_WHAT THE EXERCISE ASKS_.
Your task is to retype the lines from the opening of the material through the line that includes "0.0044, 0.0033, 0.004];". Do not copy the pictures.

_INFORMATION PROVIDED_.
--------------------

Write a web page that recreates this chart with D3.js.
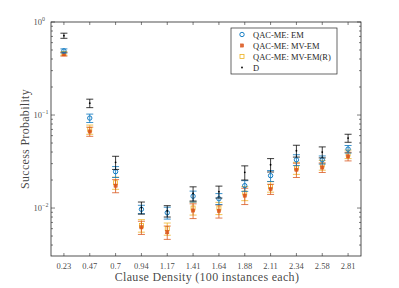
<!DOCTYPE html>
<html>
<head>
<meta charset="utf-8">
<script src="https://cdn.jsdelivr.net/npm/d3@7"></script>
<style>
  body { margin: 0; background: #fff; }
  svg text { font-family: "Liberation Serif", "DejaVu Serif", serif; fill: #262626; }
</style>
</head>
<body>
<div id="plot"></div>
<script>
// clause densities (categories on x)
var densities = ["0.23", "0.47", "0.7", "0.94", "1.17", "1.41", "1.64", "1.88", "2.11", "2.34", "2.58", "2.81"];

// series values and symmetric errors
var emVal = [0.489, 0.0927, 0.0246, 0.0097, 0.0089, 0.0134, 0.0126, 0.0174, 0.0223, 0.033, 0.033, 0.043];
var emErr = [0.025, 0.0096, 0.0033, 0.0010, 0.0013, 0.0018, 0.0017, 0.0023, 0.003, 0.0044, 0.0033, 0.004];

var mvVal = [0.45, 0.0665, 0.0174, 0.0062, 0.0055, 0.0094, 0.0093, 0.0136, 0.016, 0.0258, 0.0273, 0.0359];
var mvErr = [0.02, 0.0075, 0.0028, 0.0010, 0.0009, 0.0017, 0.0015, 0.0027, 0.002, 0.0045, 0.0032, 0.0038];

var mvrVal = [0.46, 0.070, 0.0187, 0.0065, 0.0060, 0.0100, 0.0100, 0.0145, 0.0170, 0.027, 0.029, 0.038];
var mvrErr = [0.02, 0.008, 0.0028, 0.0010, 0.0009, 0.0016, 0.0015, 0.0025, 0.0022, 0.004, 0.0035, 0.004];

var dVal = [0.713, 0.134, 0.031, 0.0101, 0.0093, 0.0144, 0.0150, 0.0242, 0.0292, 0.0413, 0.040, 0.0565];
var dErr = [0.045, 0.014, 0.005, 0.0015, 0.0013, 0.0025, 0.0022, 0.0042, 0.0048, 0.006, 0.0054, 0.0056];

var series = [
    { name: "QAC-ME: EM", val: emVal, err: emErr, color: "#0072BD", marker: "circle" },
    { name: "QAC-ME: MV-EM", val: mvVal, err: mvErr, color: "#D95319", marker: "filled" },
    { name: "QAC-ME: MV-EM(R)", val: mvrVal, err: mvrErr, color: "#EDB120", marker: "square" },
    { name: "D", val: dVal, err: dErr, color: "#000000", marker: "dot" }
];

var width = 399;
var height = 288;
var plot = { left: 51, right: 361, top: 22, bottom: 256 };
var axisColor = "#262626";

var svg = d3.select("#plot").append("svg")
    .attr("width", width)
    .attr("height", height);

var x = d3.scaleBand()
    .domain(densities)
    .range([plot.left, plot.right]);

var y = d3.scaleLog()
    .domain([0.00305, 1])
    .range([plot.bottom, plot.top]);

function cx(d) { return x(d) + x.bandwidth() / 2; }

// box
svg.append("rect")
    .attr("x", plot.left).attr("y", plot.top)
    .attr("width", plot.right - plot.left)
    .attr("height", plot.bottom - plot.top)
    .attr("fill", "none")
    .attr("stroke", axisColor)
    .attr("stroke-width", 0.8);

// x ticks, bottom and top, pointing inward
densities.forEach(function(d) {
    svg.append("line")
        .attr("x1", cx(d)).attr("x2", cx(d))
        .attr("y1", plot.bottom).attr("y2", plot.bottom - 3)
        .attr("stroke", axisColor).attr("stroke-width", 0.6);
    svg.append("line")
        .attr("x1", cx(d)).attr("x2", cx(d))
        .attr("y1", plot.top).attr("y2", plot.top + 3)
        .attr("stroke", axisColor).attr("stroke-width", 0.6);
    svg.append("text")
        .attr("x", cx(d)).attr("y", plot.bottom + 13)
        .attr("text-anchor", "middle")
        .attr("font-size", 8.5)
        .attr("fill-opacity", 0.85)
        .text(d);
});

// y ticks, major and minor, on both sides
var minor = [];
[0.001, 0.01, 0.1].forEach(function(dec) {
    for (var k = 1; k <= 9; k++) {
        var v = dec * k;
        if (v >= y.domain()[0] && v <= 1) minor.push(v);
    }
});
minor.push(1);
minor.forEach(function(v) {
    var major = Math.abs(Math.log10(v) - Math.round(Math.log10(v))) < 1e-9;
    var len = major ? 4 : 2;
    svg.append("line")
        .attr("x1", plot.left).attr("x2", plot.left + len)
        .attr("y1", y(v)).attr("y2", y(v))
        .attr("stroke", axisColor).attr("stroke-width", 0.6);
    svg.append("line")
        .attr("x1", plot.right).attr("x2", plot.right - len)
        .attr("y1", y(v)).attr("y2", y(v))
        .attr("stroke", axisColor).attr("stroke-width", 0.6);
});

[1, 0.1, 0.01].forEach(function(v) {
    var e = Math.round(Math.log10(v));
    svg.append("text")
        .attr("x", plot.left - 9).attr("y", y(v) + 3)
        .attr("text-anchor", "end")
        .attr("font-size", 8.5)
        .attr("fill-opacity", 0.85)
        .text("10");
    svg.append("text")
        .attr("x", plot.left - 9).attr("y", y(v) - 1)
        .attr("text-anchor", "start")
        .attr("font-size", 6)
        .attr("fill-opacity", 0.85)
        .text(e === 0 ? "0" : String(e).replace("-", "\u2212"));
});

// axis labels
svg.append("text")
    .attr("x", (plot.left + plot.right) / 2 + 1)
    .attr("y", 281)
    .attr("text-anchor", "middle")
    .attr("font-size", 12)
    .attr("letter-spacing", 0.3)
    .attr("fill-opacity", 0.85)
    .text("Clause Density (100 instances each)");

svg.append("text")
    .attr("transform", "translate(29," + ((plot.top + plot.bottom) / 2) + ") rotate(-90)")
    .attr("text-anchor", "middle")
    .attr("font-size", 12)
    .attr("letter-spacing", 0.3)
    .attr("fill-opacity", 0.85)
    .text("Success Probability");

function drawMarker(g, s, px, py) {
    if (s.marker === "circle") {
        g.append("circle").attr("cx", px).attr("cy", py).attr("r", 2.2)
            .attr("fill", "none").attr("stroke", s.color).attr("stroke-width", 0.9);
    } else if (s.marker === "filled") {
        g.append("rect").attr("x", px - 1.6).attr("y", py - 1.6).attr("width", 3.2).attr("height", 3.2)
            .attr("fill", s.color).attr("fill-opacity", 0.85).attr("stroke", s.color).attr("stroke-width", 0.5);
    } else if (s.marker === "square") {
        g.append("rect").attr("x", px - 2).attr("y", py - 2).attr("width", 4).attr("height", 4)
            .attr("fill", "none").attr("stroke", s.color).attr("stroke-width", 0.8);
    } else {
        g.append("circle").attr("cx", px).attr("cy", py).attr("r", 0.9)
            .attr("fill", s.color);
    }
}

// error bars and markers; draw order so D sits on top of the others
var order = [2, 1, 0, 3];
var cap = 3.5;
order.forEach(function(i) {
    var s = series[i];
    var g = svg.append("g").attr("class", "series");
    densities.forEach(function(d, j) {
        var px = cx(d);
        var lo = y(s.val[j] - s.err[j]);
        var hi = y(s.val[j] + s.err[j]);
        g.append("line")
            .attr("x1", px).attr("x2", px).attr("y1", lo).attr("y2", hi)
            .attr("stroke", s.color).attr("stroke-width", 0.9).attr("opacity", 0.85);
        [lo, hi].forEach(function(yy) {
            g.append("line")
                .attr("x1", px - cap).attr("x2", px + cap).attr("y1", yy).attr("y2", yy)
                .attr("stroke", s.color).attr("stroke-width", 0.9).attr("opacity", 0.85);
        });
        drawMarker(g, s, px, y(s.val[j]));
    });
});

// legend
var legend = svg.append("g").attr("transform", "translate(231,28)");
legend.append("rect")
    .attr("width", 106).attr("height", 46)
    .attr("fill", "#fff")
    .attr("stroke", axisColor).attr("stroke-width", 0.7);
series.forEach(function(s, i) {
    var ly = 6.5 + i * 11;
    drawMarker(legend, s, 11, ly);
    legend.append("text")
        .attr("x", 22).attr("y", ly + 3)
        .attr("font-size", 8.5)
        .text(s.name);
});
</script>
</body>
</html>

--------------------

_REPLY TO THE TASK_.
Write a web page that recreates this chart with D3.js.
<!DOCTYPE html>
<html>
<head>
<meta charset="utf-8">
<script src="https://cdn.jsdelivr.net/npm/d3@7"></script>
<style>
  body { margin: 0; background: #fff; }
  svg text { font-family: "Liberation Serif", "DejaVu Serif", serif; fill: #262626; }
</style>
</head>
<body>
<div id="plot"></div>
<script>
// clause densities (categories on x)
var densities = ["0.23", "0.47", "0.7", "0.94", "1.17", "1.41", "1.64", "1.88", "2.11", "2.34", "2.58", "2.81"];

// series values and symmetric errors
var emVal = [0.489, 0.0927, 0.0246, 0.0097, 0.0089, 0.0134, 0.0126, 0.0174, 0.0223, 0.033, 0.033, 0.043];
var emErr = [0.025, 0.0096, 0.0033, 0.0010, 0.0013, 0.0018, 0.0017, 0.0023, 0.003, 0.0044, 0.0033, 0.004];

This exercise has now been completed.